# Logitech C920 Gewinde Maß



## BloodSteam (15. April 2018)

*Logitech C920 Gewinde Maß*

Hallo,
ich finde nirgendswo wie groß das Gewinde vom Logitech C920 Webcam ist.
Kann jemand helfen?


----------



## BloodSteam (15. April 2018)

*AW: Logitech C920 Gewinde Maß*

Antwort lautet: 1/4

(Für alle anderen die es mal googeln... 2 tage lang..)


----------



## Doctor_Mandarb (2. Oktober 2018)

*AW: Logitech C920 Gewinde Maß*

Jetzt muss ich mich extra Anmelden um zu Antworten.... und nur weil jemand vor mir keine komplette Antwort geben konnte.

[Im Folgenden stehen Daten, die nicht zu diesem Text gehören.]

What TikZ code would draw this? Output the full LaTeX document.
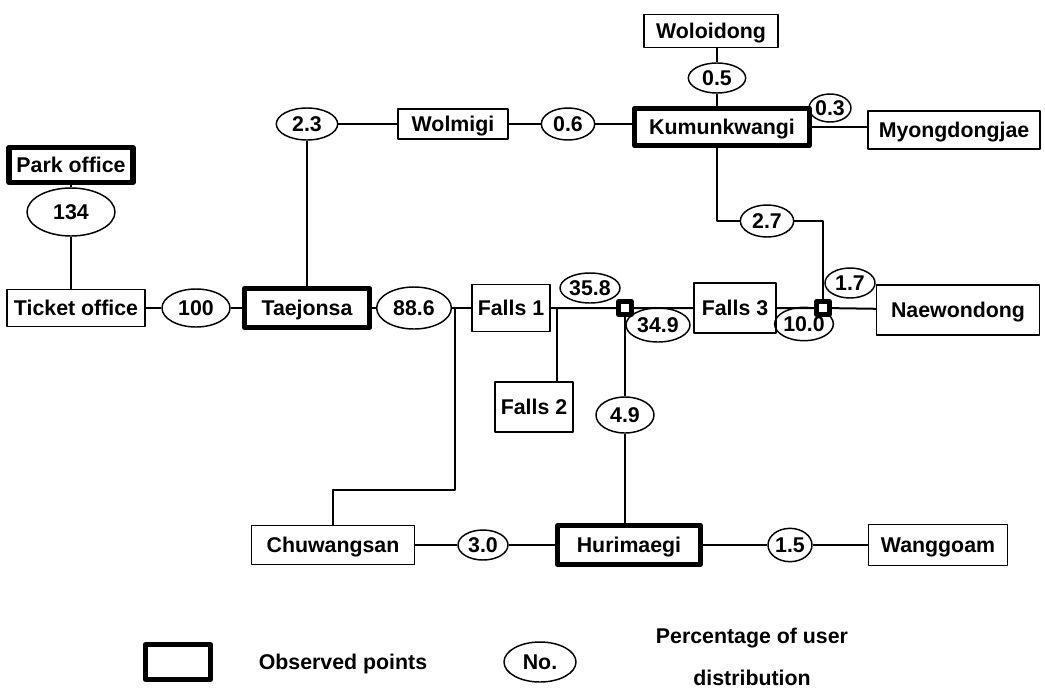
\documentclass[tikz,border=0pt]{standalone}
\usepackage{fontspec}
\setmainfont{Liberation Sans}
\usepackage{tikz}
\usetikzlibrary{shapes.geometric}
\tikzstyle{every node}=[font=\bfseries\fontsize{16}{19}\selectfont,text height=11.5pt,text depth=0pt]
\tikzstyle{spot}=[draw,line width=1.1pt,inner sep=0pt]
\tikzstyle{obs}=[draw,line width=3.8pt,inner sep=0pt]
\tikzstyle{pct}=[draw,ellipse,line width=1.1pt,inner sep=0pt]
\tikzstyle{jct}=[draw,line width=3.6pt,fill=white,minimum size=9.5pt,inner sep=0pt,text height=0pt,text depth=0pt]
\tikzstyle{road}=[line width=1.5pt]

\begin{document}
\begin{tikzpicture}[line join=round,x=0.75pt,y=-0.75pt]
\useasboundingbox (0,0) rectangle (1045,689);
% sites
\node[obs,minimum width=93pt,minimum height=26pt] (park) at (71,165) {Park office};
\node[spot,minimum width=103.5pt,minimum height=27.75pt] (ticket) at (76,308) {Ticket office};
\node[obs,minimum width=94pt,minimum height=29pt] (taejonsa) at (307,308) {Taejonsa};
\node[spot,minimum width=58.5pt,minimum height=35.25pt] (falls1) at (511,308) {Falls 1};
\node[spot,minimum width=58.5pt,minimum height=37.5pt] (falls2) at (534,407) {Falls 2};
\node[spot,minimum width=61.5pt,minimum height=37.5pt] (falls3) at (735,308) {Falls 3};
\node[spot,minimum width=122pt,minimum height=37.5pt] (naewon) at (958,310) {Naewondong};
\node[spot,minimum width=82.5pt,minimum height=22.5pt] (wolmigi) at (453,124) {Wolmigi};
\node[obs,minimum width=131pt,minimum height=28pt] (kumun) at (722,127) {Kumunkwangi};
\node[spot,minimum width=100.5pt,minimum height=24.75pt] (woloi) at (711,31) {Woloidong};
\node[spot,minimum width=129pt,minimum height=28.5pt] (myong) at (954,130) {Myongdongjae};
\node[spot,minimum width=122pt,minimum height=29pt] (chuwang) at (333,545) {Chuwangsan};
\node[obs,minimum width=107pt,minimum height=29pt] (hurim) at (629,545) {Hurimaegi};
\node[spot,minimum width=104pt,minimum height=31pt] (wangg) at (938,545) {Wanggoam};
% percentages
\node[pct,minimum width=66pt,minimum height=36pt] (p134) at (71,212) {134};
\node[pct,minimum width=51pt,minimum height=28.5pt] (p100) at (196,308) {100};
\node[pct,minimum width=56pt,minimum height=31.5pt] (p886) at (414,308) {88.6};
\node[pct,minimum width=45pt,minimum height=22.5pt] (p358) at (590,288) {35.8};
\node[pct,minimum width=48pt,minimum height=25.5pt] (p349) at (658,325) {34.9};
\node[pct,minimum width=43.5pt,minimum height=27pt] (p49) at (625,415) {4.9};
\node[pct,minimum width=40.5pt,minimum height=25pt] (p10) at (804,324) {10.0};
\node[pct,minimum width=37.5pt,minimum height=22.5pt] (p17) at (850,283) {1.7};
\node[pct,minimum width=40pt,minimum height=24pt] (p27) at (767,221) {2.7};
\node[pct,minimum width=46pt,minimum height=24pt] (p23) at (307,124) {2.3};
\node[pct,minimum width=40pt,minimum height=24pt] (p06) at (568,124) {0.6};
\node[pct,minimum width=43pt,minimum height=22.5pt] (p05) at (717,78) {0.5};
\node[pct,minimum width=28.5pt,minimum height=21pt] (p03) at (830,108) {0.3};
\node[pct,minimum width=37.5pt,minimum height=22.5pt] (p30) at (483,545) {3.0};
\node[pct,minimum width=33pt,minimum height=25pt] (p15) at (790,545) {1.5};
% corners and forks
\coordinate (fork) at (455,308);
\coordinate (bend) at (455,490);
\coordinate (f2) at (557,308);
% roads
\draw[road] (park) -- (p134);
\draw[road] (p134) -- (p134 |- ticket.north);
\draw[road] (ticket) -- (p100) -- (taejonsa) -- (p886) -- (falls1);
\draw[road] (fork) -- (bend) -| (chuwang);
\draw[road] (f2) -- (f2 |- falls2.north);
\draw[road] (p23) -- (taejonsa);
\draw[road] (p23) -- (wolmigi) -- (p06) -- (p06 -| kumun.west);
\draw[road] (p05) -- (p05 |- woloi.south);
\draw[road] (p05) -- (p05 |- kumun.north);
\draw[road] (kumun.east) -- (kumun.east -| myong.west);
\draw[road] (p05 |- kumun.south) |- (p27);
\draw[road] (chuwang) -- (p30) -- (hurim) -- (p15) -- (wangg);
% junctions
\node[jct] (j1) at (625,308) {};
\node[jct] (j2) at (823,308) {};
\draw[road] (falls1) -- (j1) -- (falls3) -- (j2) -- (naewon);
\draw[road] (p27) -| (j2);
\draw[road] (j1) -- (p49);
\draw[road] (p49) -- (p49 |- hurim.north);
% legend
\node[obs,minimum width=49pt,minimum height=26pt] (key) at (178,662) {};
\node (keytxt) at (343,662) {Observed points};
\node[pct,minimum width=54pt,minimum height=30pt] (keyno) at (540,662) {No.};
\node[align=center,text height=,text depth=] (keypct) at (752,657) {Percentage of user\\[12pt]distribution};
\end{tikzpicture}
\end{document}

Die Antwort auf die Frage C920 Logitech Gewinde Maß ist:  UNC 1/4"

UNC steht für "Unified Screw Threads"

In Fusion 360 (falls man es für einen 3D Drucker braucht) wäre es dann:

Thread Type: ANSI Unified Screw Threads
Size: 0,25 in
Designation: 1/4-20 UNC

Falls niemand mehr die Antwort brauchen sollte... vielleicht führt ja die Googlesuche einen Ahnungslosen hier vorbei. 
Viel Spaß


----------